> _PROBLEM DESCRIPTION_
Copy out every line exactly, passing over the pictures.

> _DATA BLOCK_
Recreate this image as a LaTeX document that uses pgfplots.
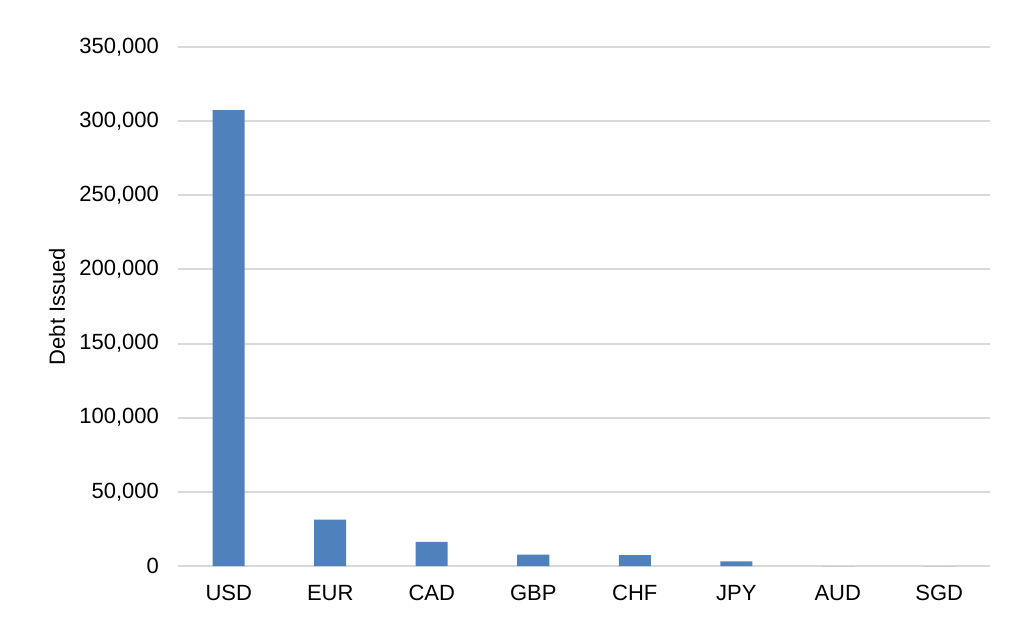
\documentclass[border=0pt]{standalone}
\usepackage{pgfplots}
\pgfplotsset{compat=1.18}
\usepackage{fontspec}
\setmainfont{Liberation Sans}
\definecolor{barblue}{HTML}{4F81BD}
\definecolor{gridgray}{HTML}{D9D9D9}
\begin{document}
\begin{tikzpicture}
\useasboundingbox (-89bp,-36bp) rectangle (423bp,283bp);
\begin{axis}[
  scale only axis,
  width=406bp, height=259.5bp,
  xmin=-0.5, xmax=7.5,
  ymin=0, ymax=350000,
  ytick={0,50000,100000,150000,200000,250000,300000,350000},
  yticklabels={0,{50,000},{100,000},{150,000},{200,000},{250,000},{300,000},{350,000}},
  xtick={0,1,2,3,4,5,6,7},
  xticklabels={USD,EUR,CAD,GBP,CHF,JPY,AUD,SGD},
  scaled y ticks=false,
  ymajorgrids,
  grid style={gridgray, line width=1bp},
  axis line style={draw=none},
  major tick length=0pt,
  tick label style={font=\fontsize{11bp}{13bp}\selectfont},
  yticklabel style={xshift=-6bp},
  xticklabel style={yshift=-6bp},
  ylabel={Debt Issued},
  ylabel style={at={(axis description cs:-0.149,0.5)}, anchor=center, font=\fontsize{11bp}{13bp}\selectfont},
  ybar, bar width=16bp,
]
\draw[gridgray, line width=1bp] (axis cs:-0.5,0) -- (axis cs:7.5,0);
\addplot[fill=barblue, draw=none] coordinates {
  (0,307400) (1,31300) (2,16300) (3,7600) (4,7400) (5,3200) (6,0) (7,0)
};
\end{axis}
\end{tikzpicture}
\end{document}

> _OUTPUT FOR THIS TASK_
Recreate this image as a LaTeX document that uses pgfplots.
\documentclass[border=0pt]{standalone}
\usepackage{pgfplots}
\pgfplotsset{compat=1.18}
\usepackage{fontspec}
\setmainfont{Liberation Sans}
\definecolor{barblue}{HTML}{4F81BD}
\definecolor{gridgray}{HTML}{D9D9D9}
\begin{document}
\begin{tikzpicture}
\useasboundingbox (-89bp,-36bp) rectangle (423bp,283bp);
\begin{axis}[
  scale only axis,
  width=406bp, height=259.5bp,
  xmin=-0.5, xmax=7.5,
  ymin=0, ymax=350000,
  ytick={0,50000,100000,150000,200000,250000,300000,350000},
  yticklabels={0,{50,000},{100,000},{150,000},{200,000},{250,000},{300,000},{350,000}},
  xtick={0,1,2,3,4,5,6,7},
  xticklabels={USD,EUR,CAD,GBP,CHF,JPY,AUD,SGD},
  scaled y ticks=false,
  ymajorgrids,
  grid style={gridgray, line width=1bp},
  axis line style={draw=none},
  major tick length=0pt,
  tick label style={font=\fontsize{11bp}{13bp}\selectfont},
  yticklabel style={xshift=-6bp},
  xticklabel style={yshift=-6bp},
  ylabel={Debt Issued},
  ylabel style={at={(axis description cs:-0.149,0.5)}, anchor=center, font=\fontsize{11bp}{13bp}\selectfont},
  ybar, bar width=16bp,
]
\draw[gridgray, line width=1bp] (axis cs:-0.5,0) -- (axis cs:7.5,0);
\addplot[fill=barblue, draw=none] coordinates {
  (0,307400) (1,31300) (2,16300) (3,7600) (4,7400) (5,3200) (6,0) (7,0)
};
\end{axis}
\end{tikzpicture}
\end{document}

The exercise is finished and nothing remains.